[Saved entries]

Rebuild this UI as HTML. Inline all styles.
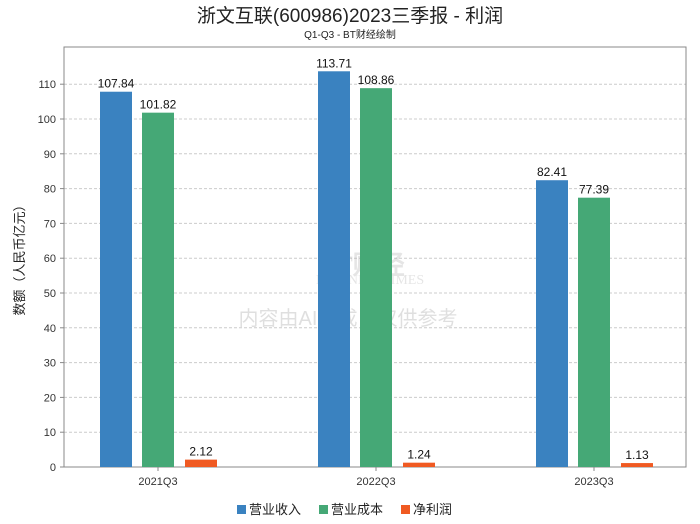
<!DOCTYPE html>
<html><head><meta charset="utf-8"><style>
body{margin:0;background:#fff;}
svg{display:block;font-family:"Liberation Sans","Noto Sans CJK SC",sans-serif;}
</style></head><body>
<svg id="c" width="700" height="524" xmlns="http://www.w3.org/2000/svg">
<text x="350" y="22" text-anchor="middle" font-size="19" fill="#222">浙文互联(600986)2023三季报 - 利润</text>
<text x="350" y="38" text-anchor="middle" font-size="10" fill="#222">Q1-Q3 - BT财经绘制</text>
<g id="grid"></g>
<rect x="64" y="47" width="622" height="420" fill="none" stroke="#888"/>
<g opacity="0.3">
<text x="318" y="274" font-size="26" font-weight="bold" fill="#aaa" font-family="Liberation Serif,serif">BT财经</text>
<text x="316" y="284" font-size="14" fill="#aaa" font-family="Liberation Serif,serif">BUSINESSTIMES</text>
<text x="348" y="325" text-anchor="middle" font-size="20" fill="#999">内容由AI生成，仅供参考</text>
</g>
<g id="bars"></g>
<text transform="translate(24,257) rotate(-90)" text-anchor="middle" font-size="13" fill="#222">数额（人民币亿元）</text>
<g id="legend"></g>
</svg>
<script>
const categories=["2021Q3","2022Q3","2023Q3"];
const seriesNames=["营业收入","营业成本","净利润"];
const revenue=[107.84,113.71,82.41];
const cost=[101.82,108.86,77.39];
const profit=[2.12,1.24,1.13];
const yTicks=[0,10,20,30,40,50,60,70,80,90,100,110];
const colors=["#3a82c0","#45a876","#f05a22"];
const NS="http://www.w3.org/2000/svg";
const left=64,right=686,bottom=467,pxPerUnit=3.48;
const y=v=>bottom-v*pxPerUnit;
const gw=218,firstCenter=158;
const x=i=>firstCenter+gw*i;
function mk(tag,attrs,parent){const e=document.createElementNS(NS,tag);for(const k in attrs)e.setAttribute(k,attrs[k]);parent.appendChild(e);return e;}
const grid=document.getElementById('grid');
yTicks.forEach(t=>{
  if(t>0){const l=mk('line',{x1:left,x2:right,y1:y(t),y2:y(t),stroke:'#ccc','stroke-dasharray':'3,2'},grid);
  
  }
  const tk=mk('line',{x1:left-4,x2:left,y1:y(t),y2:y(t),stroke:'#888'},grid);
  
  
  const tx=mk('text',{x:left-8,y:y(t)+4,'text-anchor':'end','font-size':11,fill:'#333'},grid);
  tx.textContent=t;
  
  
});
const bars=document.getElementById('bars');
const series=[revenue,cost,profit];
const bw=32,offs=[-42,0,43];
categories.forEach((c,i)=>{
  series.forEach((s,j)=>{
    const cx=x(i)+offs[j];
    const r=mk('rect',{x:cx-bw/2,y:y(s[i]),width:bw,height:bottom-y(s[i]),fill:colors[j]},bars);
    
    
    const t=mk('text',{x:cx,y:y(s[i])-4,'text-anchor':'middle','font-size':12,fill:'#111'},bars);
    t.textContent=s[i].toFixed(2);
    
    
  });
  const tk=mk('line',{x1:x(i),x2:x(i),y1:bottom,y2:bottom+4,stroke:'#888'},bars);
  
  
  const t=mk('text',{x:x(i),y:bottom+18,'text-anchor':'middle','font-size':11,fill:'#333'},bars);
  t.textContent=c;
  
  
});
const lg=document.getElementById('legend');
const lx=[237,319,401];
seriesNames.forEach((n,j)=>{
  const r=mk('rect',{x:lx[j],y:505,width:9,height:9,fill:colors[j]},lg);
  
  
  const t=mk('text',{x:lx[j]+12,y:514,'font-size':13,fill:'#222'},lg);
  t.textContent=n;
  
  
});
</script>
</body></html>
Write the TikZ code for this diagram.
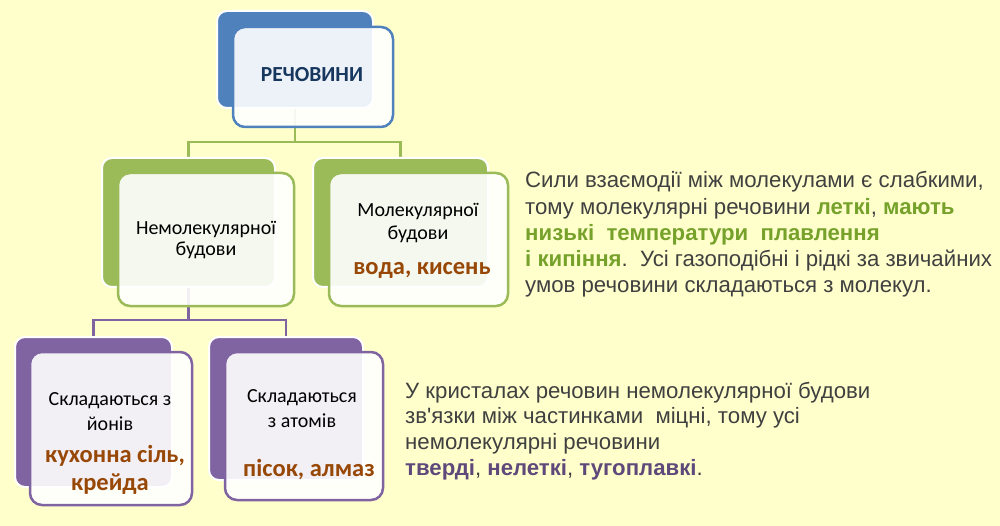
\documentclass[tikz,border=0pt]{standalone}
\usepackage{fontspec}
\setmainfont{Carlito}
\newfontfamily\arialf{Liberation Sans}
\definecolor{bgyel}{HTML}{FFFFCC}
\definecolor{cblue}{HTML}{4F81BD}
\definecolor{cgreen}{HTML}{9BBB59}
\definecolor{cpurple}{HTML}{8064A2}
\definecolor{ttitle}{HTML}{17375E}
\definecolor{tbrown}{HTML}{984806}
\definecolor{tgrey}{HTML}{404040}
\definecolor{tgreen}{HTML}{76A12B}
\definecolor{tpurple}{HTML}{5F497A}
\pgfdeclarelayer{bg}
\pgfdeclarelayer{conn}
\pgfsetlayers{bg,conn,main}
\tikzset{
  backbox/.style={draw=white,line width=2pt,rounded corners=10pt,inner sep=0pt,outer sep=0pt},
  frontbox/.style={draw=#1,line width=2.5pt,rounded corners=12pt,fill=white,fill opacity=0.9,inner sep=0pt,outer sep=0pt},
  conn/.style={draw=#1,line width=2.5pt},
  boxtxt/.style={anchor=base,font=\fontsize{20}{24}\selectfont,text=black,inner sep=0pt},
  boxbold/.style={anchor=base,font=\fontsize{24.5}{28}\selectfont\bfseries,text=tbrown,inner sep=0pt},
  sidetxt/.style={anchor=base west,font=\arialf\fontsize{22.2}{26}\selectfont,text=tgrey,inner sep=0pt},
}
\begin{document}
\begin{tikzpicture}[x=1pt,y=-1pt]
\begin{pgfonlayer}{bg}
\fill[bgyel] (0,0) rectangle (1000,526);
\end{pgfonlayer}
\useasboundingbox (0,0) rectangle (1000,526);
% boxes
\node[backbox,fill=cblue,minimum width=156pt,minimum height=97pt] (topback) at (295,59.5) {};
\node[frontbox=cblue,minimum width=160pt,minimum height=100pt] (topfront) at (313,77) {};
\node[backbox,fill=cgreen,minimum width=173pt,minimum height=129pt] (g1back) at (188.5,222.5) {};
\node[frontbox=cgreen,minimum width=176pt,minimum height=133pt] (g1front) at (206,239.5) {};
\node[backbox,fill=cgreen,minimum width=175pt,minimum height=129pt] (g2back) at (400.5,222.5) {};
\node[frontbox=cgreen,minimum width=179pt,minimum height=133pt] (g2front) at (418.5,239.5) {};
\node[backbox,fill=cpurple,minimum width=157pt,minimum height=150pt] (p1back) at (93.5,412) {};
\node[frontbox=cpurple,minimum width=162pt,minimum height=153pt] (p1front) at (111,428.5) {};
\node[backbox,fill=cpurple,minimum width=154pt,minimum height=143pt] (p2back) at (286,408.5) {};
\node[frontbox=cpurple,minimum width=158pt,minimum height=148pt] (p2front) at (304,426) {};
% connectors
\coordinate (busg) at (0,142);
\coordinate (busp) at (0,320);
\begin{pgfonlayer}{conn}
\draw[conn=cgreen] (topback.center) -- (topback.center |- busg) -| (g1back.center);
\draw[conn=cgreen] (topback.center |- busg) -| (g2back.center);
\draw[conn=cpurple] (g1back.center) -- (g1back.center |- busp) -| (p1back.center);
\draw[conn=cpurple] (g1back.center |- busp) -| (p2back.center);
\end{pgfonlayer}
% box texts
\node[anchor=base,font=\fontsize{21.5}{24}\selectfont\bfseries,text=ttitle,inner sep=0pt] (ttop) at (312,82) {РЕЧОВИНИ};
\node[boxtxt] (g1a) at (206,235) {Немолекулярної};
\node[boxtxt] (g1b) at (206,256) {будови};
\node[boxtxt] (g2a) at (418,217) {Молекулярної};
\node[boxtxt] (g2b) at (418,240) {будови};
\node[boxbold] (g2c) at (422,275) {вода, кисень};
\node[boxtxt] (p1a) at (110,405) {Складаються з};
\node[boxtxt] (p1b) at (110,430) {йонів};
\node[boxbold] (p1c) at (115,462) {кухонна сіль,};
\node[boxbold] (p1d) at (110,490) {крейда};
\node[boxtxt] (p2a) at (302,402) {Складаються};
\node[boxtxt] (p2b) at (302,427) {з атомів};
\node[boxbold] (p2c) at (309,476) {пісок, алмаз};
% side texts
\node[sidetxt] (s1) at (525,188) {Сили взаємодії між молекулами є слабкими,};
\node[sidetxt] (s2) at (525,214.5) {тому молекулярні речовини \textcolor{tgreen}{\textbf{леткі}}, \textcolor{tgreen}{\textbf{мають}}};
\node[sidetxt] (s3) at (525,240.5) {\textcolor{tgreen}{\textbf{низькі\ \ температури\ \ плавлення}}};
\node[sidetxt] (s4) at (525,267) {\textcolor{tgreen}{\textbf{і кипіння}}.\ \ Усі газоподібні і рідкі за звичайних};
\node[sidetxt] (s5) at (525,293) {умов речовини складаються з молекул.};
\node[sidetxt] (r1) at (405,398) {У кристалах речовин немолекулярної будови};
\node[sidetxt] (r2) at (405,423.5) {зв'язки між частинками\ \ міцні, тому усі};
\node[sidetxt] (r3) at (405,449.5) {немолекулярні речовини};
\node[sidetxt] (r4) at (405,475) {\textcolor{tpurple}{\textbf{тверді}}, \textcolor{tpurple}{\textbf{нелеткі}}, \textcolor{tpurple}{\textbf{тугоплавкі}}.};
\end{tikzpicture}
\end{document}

◆ Task to complete ◆
Return only the lines running from the top of the data to the line that holds "tx.textContent=t;". Include both of those lines, but skip the pictures.

◆ Reply ◆
Rebuild this UI as HTML. Inline all styles.
<!DOCTYPE html>
<html><head><meta charset="utf-8"><style>
body{margin:0;background:#fff;}
svg{display:block;font-family:"Liberation Sans","Noto Sans CJK SC",sans-serif;}
</style></head><body>
<svg id="c" width="700" height="524" xmlns="http://www.w3.org/2000/svg">
<text x="350" y="22" text-anchor="middle" font-size="19" fill="#222">浙文互联(600986)2023三季报 - 利润</text>
<text x="350" y="38" text-anchor="middle" font-size="10" fill="#222">Q1-Q3 - BT财经绘制</text>
<g id="grid"></g>
<rect x="64" y="47" width="622" height="420" fill="none" stroke="#888"/>
<g opacity="0.3">
<text x="318" y="274" font-size="26" font-weight="bold" fill="#aaa" font-family="Liberation Serif,serif">BT财经</text>
<text x="316" y="284" font-size="14" fill="#aaa" font-family="Liberation Serif,serif">BUSINESSTIMES</text>
<text x="348" y="325" text-anchor="middle" font-size="20" fill="#999">内容由AI生成，仅供参考</text>
</g>
<g id="bars"></g>
<text transform="translate(24,257) rotate(-90)" text-anchor="middle" font-size="13" fill="#222">数额（人民币亿元）</text>
<g id="legend"></g>
</svg>
<script>
const categories=["2021Q3","2022Q3","2023Q3"];
const seriesNames=["营业收入","营业成本","净利润"];
const revenue=[107.84,113.71,82.41];
const cost=[101.82,108.86,77.39];
const profit=[2.12,1.24,1.13];
const yTicks=[0,10,20,30,40,50,60,70,80,90,100,110];
const colors=["#3a82c0","#45a876","#f05a22"];
const NS="http://www.w3.org/2000/svg";
const left=64,right=686,bottom=467,pxPerUnit=3.48;
const y=v=>bottom-v*pxPerUnit;
const gw=218,firstCenter=158;
const x=i=>firstCenter+gw*i;
function mk(tag,attrs,parent){const e=document.createElementNS(NS,tag);for(const k in attrs)e.setAttribute(k,attrs[k]);parent.appendChild(e);return e;}
const grid=document.getElementById('grid');
yTicks.forEach(t=>{
  if(t>0){const l=mk('line',{x1:left,x2:right,y1:y(t),y2:y(t),stroke:'#ccc','stroke-dasharray':'3,2'},grid);
  
  }
  const tk=mk('line',{x1:left-4,x2:left,y1:y(t),y2:y(t),stroke:'#888'},grid);
  
  
  const tx=mk('text',{x:left-8,y:y(t)+4,'text-anchor':'end','font-size':11,fill:'#333'},grid);
  tx.textContent=t;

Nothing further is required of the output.